1) The Saban Center for Middle East Policy has published a report urging dialogue with Iran, while pressuring Israel to strip itself naked in order to avoid nuclear attack.
Saban, the Israeli expatriate who funds the center, apparently thinks that his Power Rangers are real and will clean up the nuclear waste of Iran's Jihad.
The leading thinker (sic!) behind this nightmare scenario is Martin 'Ive Gone Native' Indyk. Indyk, as we all know, is 'Turkey' in Yiddish. 'Nuff Said.
2) Among the side issues raised by the tragedy in Mumbai, is the question of Orthodox participation in Inter-faith Memorial Gatherings for the victims of Islamist Slaughter. More to the point, while Muslim and Christian clergy pose limited problems, Hindu priests are another matter. The Hindu religion is, by all criteria of which I am aware, Avoda Zara. Thus, such participation is (at best) aiding and abetting Avoda Zara on the part of a Noachide and constitutes a breach of 'Placing a Stumbling Block before the blind' (לפני עיוור לא תתן מכשול). On the other hand, one could hardly not include a Hindu priest in such gatherings, because Hindus were the key target and the majority of victims were Hindus (as they were for centuries of Moghul Muslim rule in India).
So, what to do?
I posted a longer version of this answer on a rabbinic forum:
I think we need to distinguish several different strands from this discussion. I would first like to address the specifically halalakhic issues, and then move on to the questions of public policy.
A) Personally, I am convinced of the validity of Rabbi Dr. David Berger's distinction between polytheism and Avoda zara, as far as Christianity is concerned. Indeed, I really like his formulation: Non-Pagan Avoda Zara in a monotheistic mode. Identifying Avoda Zara exclusively with ancient polytheism is far too blithe and simplistic. Christian believe themselves to be pure monotheists, though by halakhic criteria they are not such. Nevertheless, as implied directly by Tosafos to Bekhoros 2b, since they think that they are praying to the One God, if they do not mention his putative son, I see no reason why there should be any compunction in the participation of Christian clergy.
For better or worse, Hinduism (and not a few forms of Buddhism, Jain and Shinto) are in a much worse position. After years of teaching a course on Judaism and other religions, it is clear to me that Hinduism IS pagan (whether pantheist or pluralist in the identity of its deities). Certainly the reverance that Hindus pay their plethora of gods is closer to Greco-roman, Egyptian or Canaanite religion than is Christianity. In addition, there was not a small degree of sophistication inherent in all of these. Indeed, I believe that it is specifically the positive elements in Avoda zara that led the Torah and Hazal to be so adament about not being seduced thereby. Since when are we tempted by the ugly, the stupid and the festishistic?

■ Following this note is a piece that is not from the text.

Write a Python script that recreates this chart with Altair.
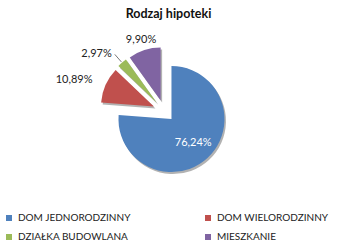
import altair as alt
import pandas as pd

categories = ["DOM JEDNORODZINNY", "DOM WIELORODZINNY", "DZIAŁKA BUDOWLANA", "MIESZKANIE"]
values = [76.24, 10.89, 2.97, 9.90]
labels = ["76,24%", "10,89%", "2,97%", "9,90%"]
colors = ["#4F81BD", "#C0504D", "#9BBB59", "#8064A2"]

df = pd.DataFrame({"cat": categories, "value": values, "label": labels, "i": list(range(len(values)))})

TOP = 24
W, H = 337, 248 - TOP
CX, CY = 164, 111 - TOP
R = 53
EXP = 11
FONT = "Lato"

base = alt.Chart(df).transform_window(
    cum="sum(value)", sort=[alt.SortField("i")]
).transform_joinaggregate(total="sum(value)").transform_calculate(
    a0="2*PI*(datum.cum-datum.value)/datum.total",
    a1="2*PI*datum.cum/datum.total",
).transform_calculate(
    mid="(datum.a0+datum.a1)/2"
).transform_calculate(
    cx=f"{CX}+{EXP}*sin(datum.mid)",
    cy=f"{CY}-{EXP}*cos(datum.mid)",
    lr=f"datum.value>50 ? 32 : {R}+11",
).transform_calculate(
    lx="datum.cx+datum.lr*sin(datum.mid)",
    ly="datum.cy-datum.lr*cos(datum.mid)",
    ex=f"datum.cx+{R+1}*sin(datum.mid)",
    ey=f"datum.cy-{R+1}*cos(datum.mid)",
)

pos = dict(
    x=alt.X("cx:Q", scale=None),
    y=alt.Y("cy:Q", scale=None),
    theta=alt.Theta("a0:Q", scale=None),
    theta2="a1:Q",
)

shadow = base.mark_arc(outerRadius=R, color="#000000", opacity=0.3, xOffset=1.5, yOffset=2).encode(**pos)

arcs = base.mark_arc(outerRadius=R).encode(
    **pos,
    color=alt.Color(
        "cat:N",
        scale=alt.Scale(domain=categories, range=colors),
        sort=categories,
        legend=alt.Legend(
            title=None,
            orient="none",
            direction="horizontal",
            legendX=4,
            legendY=189,
            columns=2,
            columnPadding=72,
            rowPadding=9,
            symbolType="square",
            symbolSize=36,
            symbolStrokeWidth=0,
            labelFont=FONT,
            labelFontSize=10,
            labelColor="#222222",
            labelOffset=4,
            labelLimit=200,
        ),
    ),
)

tpos = dict(x=alt.X("lx:Q", scale=None), y=alt.Y("ly:Q", scale=None), text="label:N")

inside = base.transform_filter("datum.value>50").mark_text(
    font=FONT, fontSize=11, color="white", align="center", baseline="middle"
).encode(**tpos)

left = base.transform_filter("datum.value<=50 && sin(datum.mid)<-0.5").mark_text(
    font=FONT, fontSize=11, color="#222222", align="right", baseline="middle", dx=-3
).encode(**tpos)

top = base.transform_filter("datum.value<=50 && sin(datum.mid)>=-0.5").mark_text(
    font=FONT, fontSize=11, color="#222222", align="center", baseline="middle"
).encode(**tpos)

leader = base.transform_filter("datum.value<5").mark_rule(color="#555555", strokeWidth=0.8).encode(
    x=alt.X("lx:Q", scale=None), y=alt.Y("ly:Q", scale=None), x2="ex:Q", y2="ey:Q"
)

chart = alt.layer(shadow, arcs, leader, inside, left, top).properties(
    width=W,
    height=H,
    padding={"top": TOP, "left": 0, "right": 0, "bottom": 0},
    autosize=alt.AutoSizeParams(type="none"),
    title=alt.TitleParams("Rodzaj hipoteki", font=FONT, fontSize=12.5, fontWeight="bold", color="#111111", anchor="middle", offset=4),
).configure_view(stroke=None).configure_axis(grid=False)

chart.save("out.html", embed_options={"renderer": "svg", "actions": False})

B) One might aver that one can rely, in this connection, on the more liberal opinion of R. Menachem Ha-Meiri. Now, it may well be true that Moshe Halbertal is correct, and that Christianity (and by reasonable extension, Hinduism) does not qualify (in his opinion) to be classified as Avoda Zara of any kind. However, relying upon that ruling is highly questionable from an halakhic stand point.
First, a reasonable case can be made that Halbertal is wrong and that Ha-Meiri did not maintain so far-reaching a position. Moreover, and I speak as an Historian of Halakhah, since when do the tentative results of academic scholarship play a role in normative halakhic discourse? More important, the legal consebsus (sugya de-alma) is overwhelmingly against accepting the Meiri as normative. Rabbenu Tam was also a brilliant scholar and I don't know of anyone who accepts his very convincing ruling that חמץ בטל בששים, מין במינו.
C) On the other hand, it is totally unrealistic, churlish and ( at baste)in very bad taste to exclude a Hindu priest from this type of event. Boycotting it is worse. I can only imagine the Hillul HaShem to which it will lead. I recommend, that it be suggested to all the clergy that are slated to speak at such memorials that in the interest of amity, religion specific prayers (not to mention ritual actions) be totally eschewed. Reference should be made to God, Allah, the Supreme Power or some such formulation, along with the type of humanitarian emphasis that unites us all. Let each person interpret them in his or her own heart. This, it seems to me, fits the criteria laid out by Tosafos in Bekhoros.
3) I delivered the first of two, 'After Srugim' lectures at Bar Ilan today (despite walking pneumonia). I did record the lecture, but have yet to decide if I want to release it unedited. The central text was רמב"ם, הלכות מעילה פרק ח הלכה ח and the presentation included important ideas advanced by Rabbis David Berger, Lawrence Kaplan and Shalom Carmy, here and here.
[UPDATE: This posting has generated a surprising degree of response. I've responded in the comments.]